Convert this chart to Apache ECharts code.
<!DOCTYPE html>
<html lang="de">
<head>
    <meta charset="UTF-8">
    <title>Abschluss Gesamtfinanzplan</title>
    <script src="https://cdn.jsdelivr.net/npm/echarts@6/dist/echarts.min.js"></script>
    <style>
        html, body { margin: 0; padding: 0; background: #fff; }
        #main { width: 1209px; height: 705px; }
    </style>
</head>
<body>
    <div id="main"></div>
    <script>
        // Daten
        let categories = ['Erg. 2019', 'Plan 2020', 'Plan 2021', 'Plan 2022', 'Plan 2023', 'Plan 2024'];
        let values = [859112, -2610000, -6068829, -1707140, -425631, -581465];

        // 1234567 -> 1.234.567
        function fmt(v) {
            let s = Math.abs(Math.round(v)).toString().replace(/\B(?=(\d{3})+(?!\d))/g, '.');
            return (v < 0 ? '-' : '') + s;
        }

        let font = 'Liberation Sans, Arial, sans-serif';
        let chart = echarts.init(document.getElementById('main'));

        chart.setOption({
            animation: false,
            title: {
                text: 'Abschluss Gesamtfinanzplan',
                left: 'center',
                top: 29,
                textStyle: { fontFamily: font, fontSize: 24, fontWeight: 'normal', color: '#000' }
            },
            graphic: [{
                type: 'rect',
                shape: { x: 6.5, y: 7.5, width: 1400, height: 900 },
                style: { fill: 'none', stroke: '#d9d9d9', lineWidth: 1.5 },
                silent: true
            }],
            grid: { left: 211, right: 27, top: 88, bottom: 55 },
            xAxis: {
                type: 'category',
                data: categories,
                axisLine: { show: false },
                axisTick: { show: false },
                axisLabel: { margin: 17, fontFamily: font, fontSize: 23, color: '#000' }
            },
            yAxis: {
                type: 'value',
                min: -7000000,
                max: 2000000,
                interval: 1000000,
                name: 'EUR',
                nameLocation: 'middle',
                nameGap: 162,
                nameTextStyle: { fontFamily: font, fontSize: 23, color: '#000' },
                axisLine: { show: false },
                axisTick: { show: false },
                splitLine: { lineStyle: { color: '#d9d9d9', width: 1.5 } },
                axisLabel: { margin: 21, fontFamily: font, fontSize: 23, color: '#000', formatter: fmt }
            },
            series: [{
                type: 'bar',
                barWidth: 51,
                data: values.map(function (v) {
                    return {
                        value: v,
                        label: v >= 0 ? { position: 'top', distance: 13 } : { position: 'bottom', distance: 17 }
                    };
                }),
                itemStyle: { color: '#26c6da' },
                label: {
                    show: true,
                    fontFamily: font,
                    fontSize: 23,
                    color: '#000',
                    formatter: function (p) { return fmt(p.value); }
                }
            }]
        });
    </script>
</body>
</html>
+ + + +
* Given problem
Word for word, restate all of the data shown above.

* Task answer
Convert this chart to Apache ECharts code.
<!DOCTYPE html>
<html lang="de">
<head>
    <meta charset="UTF-8">
    <title>Abschluss Gesamtfinanzplan</title>
    <script src="https://cdn.jsdelivr.net/npm/echarts@6/dist/echarts.min.js"></script>
    <style>
        html, body { margin: 0; padding: 0; background: #fff; }
        #main { width: 1209px; height: 705px; }
    </style>
</head>
<body>
    <div id="main"></div>
    <script>
        // Daten
        let categories = ['Erg. 2019', 'Plan 2020', 'Plan 2021', 'Plan 2022', 'Plan 2023', 'Plan 2024'];
        let values = [859112, -2610000, -6068829, -1707140, -425631, -581465];

        // 1234567 -> 1.234.567
        function fmt(v) {
            let s = Math.abs(Math.round(v)).toString().replace(/\B(?=(\d{3})+(?!\d))/g, '.');
            return (v < 0 ? '-' : '') + s;
        }

        let font = 'Liberation Sans, Arial, sans-serif';
        let chart = echarts.init(document.getElementById('main'));

        chart.setOption({
            animation: false,
            title: {
                text: 'Abschluss Gesamtfinanzplan',
                left: 'center',
                top: 29,
                textStyle: { fontFamily: font, fontSize: 24, fontWeight: 'normal', color: '#000' }
            },
            graphic: [{
                type: 'rect',
                shape: { x: 6.5, y: 7.5, width: 1400, height: 900 },
                style: { fill: 'none', stroke: '#d9d9d9', lineWidth: 1.5 },
                silent: true
            }],
            grid: { left: 211, right: 27, top: 88, bottom: 55 },
            xAxis: {
                type: 'category',
                data: categories,
                axisLine: { show: false },
                axisTick: { show: false },
                axisLabel: { margin: 17, fontFamily: font, fontSize: 23, color: '#000' }
            },
            yAxis: {
                type: 'value',
                min: -7000000,
                max: 2000000,
                interval: 1000000,
                name: 'EUR',
                nameLocation: 'middle',
                nameGap: 162,
                nameTextStyle: { fontFamily: font, fontSize: 23, color: '#000' },
                axisLine: { show: false },
                axisTick: { show: false },
                splitLine: { lineStyle: { color: '#d9d9d9', width: 1.5 } },
                axisLabel: { margin: 21, fontFamily: font, fontSize: 23, color: '#000', formatter: fmt }
            },
            series: [{
                type: 'bar',
                barWidth: 51,
                data: values.map(function (v) {
                    return {
                        value: v,
                        label: v >= 0 ? { position: 'top', distance: 13 } : { position: 'bottom', distance: 17 }
                    };
                }),
                itemStyle: { color: '#26c6da' },
                label: {
                    show: true,
                    fontFamily: font,
                    fontSize: 23,
                    color: '#000',
                    formatter: function (p) { return fmt(p.value); }
                }
            }]
        });
    </script>
</body>
</html>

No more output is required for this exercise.